# Terminal not working



## Ripcord (Aug 16, 2003)

Hey guys,

Just bought a brandy new 1.25ghz G4, and just getting things set up.  However, ran into a weird quirk.

For some reason, at some point my Terminal.app started going wacko.  When I tried to open a new shell, it would just open the process and then terminate.  I had set it to terminate as soon as processes exited, so I couldn't get into "Window Settings" fast enough to change this setting and see what was going wrong.  I set a preference to "Execute this command" for /bin/tcsh, hoping it was just a problem with the shell I was running.  This also just did the same thing.

Then I tried to run a "New Command", specifying "tcpdump" (I was thinking it wouldn't terminate immediately, which is wrong).  It just ran "tcpdump; exit", and the window went away immediately.

Now for some reason, whenever I try to open a New Shell, regardless of whether I have it set to "Execute using the default shell" or not, it just executes "tcpdump; exit", though at least the process window stays open now...
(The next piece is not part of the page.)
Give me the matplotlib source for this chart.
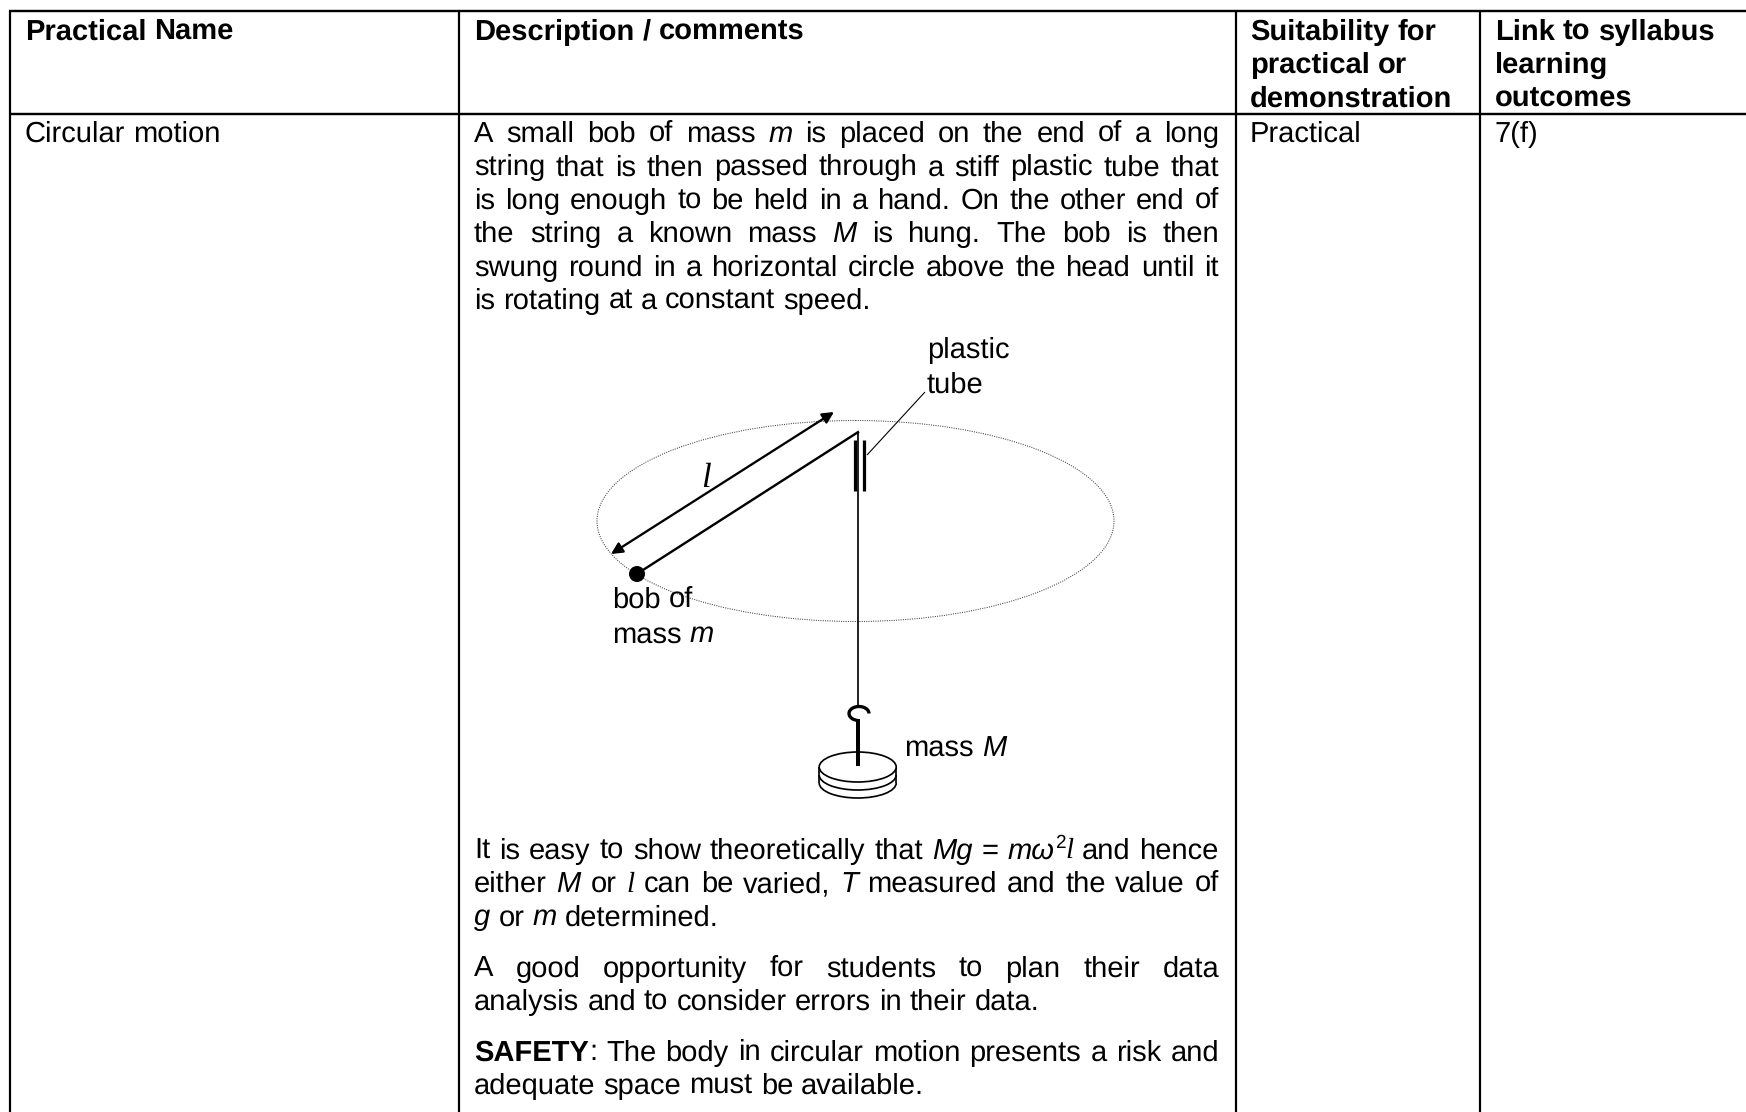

Anyone have ANY clue what this is all about?  Or what file I might need to change to prevent this from happening?  Fortunately I can still get to a shell using "term" that comes with X11.

I see no .rc, .profile, .config, etc files in my home directory, except .cshrc, which I've tried renaming with no effect.

Help!

Thanks,
Rip


----------



## Ripcord (Aug 16, 2003)

Shoot, perhaps I should have posted this to the Unix/X11 board?


----------



## ex2bot (Aug 17, 2003)

Ripcord,

Try (at your own risk, of course) trashing your terminal preferences in /Users/username/Library/Preferences (the Library in your home folder).

Doug


----------



## Ripcord (Aug 17, 2003)

Hmmm...  I don't see a preferences file for terminal in there.  Do you know what its name would be?


----------



## Arden (Aug 17, 2003)

Use a tool like Tinkertool to reveal hidden files; it might be hidden.


----------



## AlanBDahl (Aug 17, 2003)

You want to remove com.apple.Terminal.plist in ~username/Library/Preferences, hopefully that will solve your problem.


----------



## Ripcord (Aug 17, 2003)

Yep, I found it.  Not sure why I missed it the first time, I looked through the com.apple.* files for one called terminal...  And removing it fixed my problem.  Thanks!!


----------